= PROBLEM STATEMENT =
Leaving out every picture, retype the lines below from the top through the one that contains "const baselines = [98, 137, 175];".

= DATA =

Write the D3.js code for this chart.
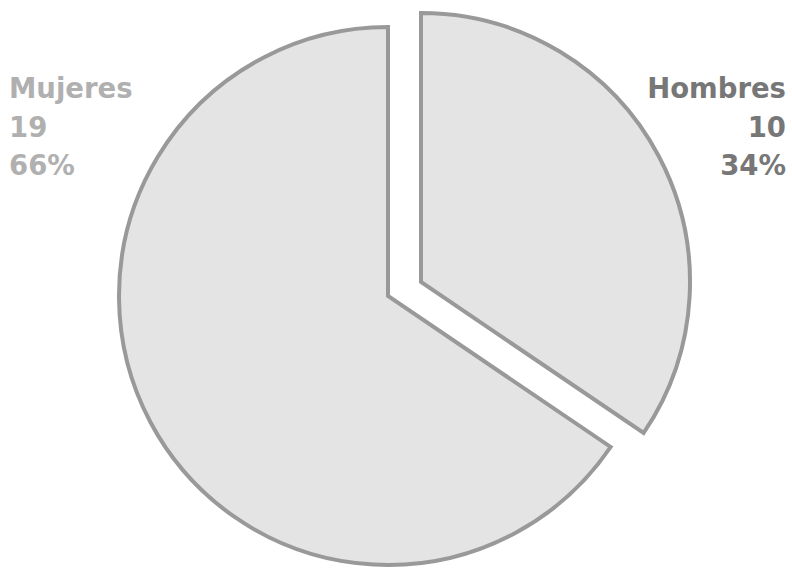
<!DOCTYPE html>
<html>
<head>
<meta charset="utf-8">
<script src="https://cdn.jsdelivr.net/npm/d3@7"></script>
<style>
  html, body { margin: 0; padding: 0; background: #fff; }
  svg text { font-family: "DejaVu Sans", sans-serif; font-weight: 700; }
</style>
</head>
<body>
<svg id="chart" width="792" height="569"></svg>
<script>
// Data
const categories = ["Hombres", "Mujeres"];
const counts = [10, 19];
const percents = ["34%", "66%"];

const width = 792, height = 569;
const cx = 388, cy = 296, radius = 269;

const svg = d3.select("#chart");

const pie = d3.pie().sort(null).value(d => d.count);
const data = categories.map((c, i) => ({ name: c, count: counts[i], pct: percents[i] }));
const arcs = pie(data);

const arc = d3.arc().innerRadius(0).outerRadius(radius);

// Hombres slice is pulled out from the centre
const explode = { Hombres: [33, -14], Mujeres: [0, 0] };

const g = svg.append("g").attr("transform", `translate(${cx},${cy})`);

g.selectAll("path")
  .data(arcs)
  .join("path")
  .attr("d", arc)
  .attr("transform", d => `translate(${explode[d.data.name][0]},${explode[d.data.name][1]})`)
  .attr("fill", "#e4e4e4")
  .attr("stroke", "#999")
  .attr("stroke-width", 4)
  .attr("stroke-linejoin", "miter");

// Labels
const labelStyle = {
  Mujeres: { x: 9, anchor: "start", color: "#b0b0b0" },
  Hombres: { x: 786, anchor: "end", color: "#777" }
};
const baselines = [98, 137, 175];

data.forEach(d => {
  const s = labelStyle[d.name];
  const t = svg.append("text")
    .attr("text-anchor", s.anchor)
    .attr("fill", s.color)
    .attr("font-size", 27.5);
  [d.name, String(d.count), d.pct].forEach((line, i) => {
    t.append("tspan").attr("x", s.x).attr("y", baselines[i]).text(line);
  });
});
</script>
</body>
</html>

= THE RESULT =
Write the D3.js code for this chart.
<!DOCTYPE html>
<html>
<head>
<meta charset="utf-8">
<script src="https://cdn.jsdelivr.net/npm/d3@7"></script>
<style>
  html, body { margin: 0; padding: 0; background: #fff; }
  svg text { font-family: "DejaVu Sans", sans-serif; font-weight: 700; }
</style>
</head>
<body>
<svg id="chart" width="792" height="569"></svg>
<script>
// Data
const categories = ["Hombres", "Mujeres"];
const counts = [10, 19];
const percents = ["34%", "66%"];

const width = 792, height = 569;
const cx = 388, cy = 296, radius = 269;

const svg = d3.select("#chart");

const pie = d3.pie().sort(null).value(d => d.count);
const data = categories.map((c, i) => ({ name: c, count: counts[i], pct: percents[i] }));
const arcs = pie(data);

const arc = d3.arc().innerRadius(0).outerRadius(radius);

// Hombres slice is pulled out from the centre
const explode = { Hombres: [33, -14], Mujeres: [0, 0] };

const g = svg.append("g").attr("transform", `translate(${cx},${cy})`);

g.selectAll("path")
  .data(arcs)
  .join("path")
  .attr("d", arc)
  .attr("transform", d => `translate(${explode[d.data.name][0]},${explode[d.data.name][1]})`)
  .attr("fill", "#e4e4e4")
  .attr("stroke", "#999")
  .attr("stroke-width", 4)
  .attr("stroke-linejoin", "miter");

// Labels
const labelStyle = {
  Mujeres: { x: 9, anchor: "start", color: "#b0b0b0" },
  Hombres: { x: 786, anchor: "end", color: "#777" }
};
const baselines = [98, 137, 175];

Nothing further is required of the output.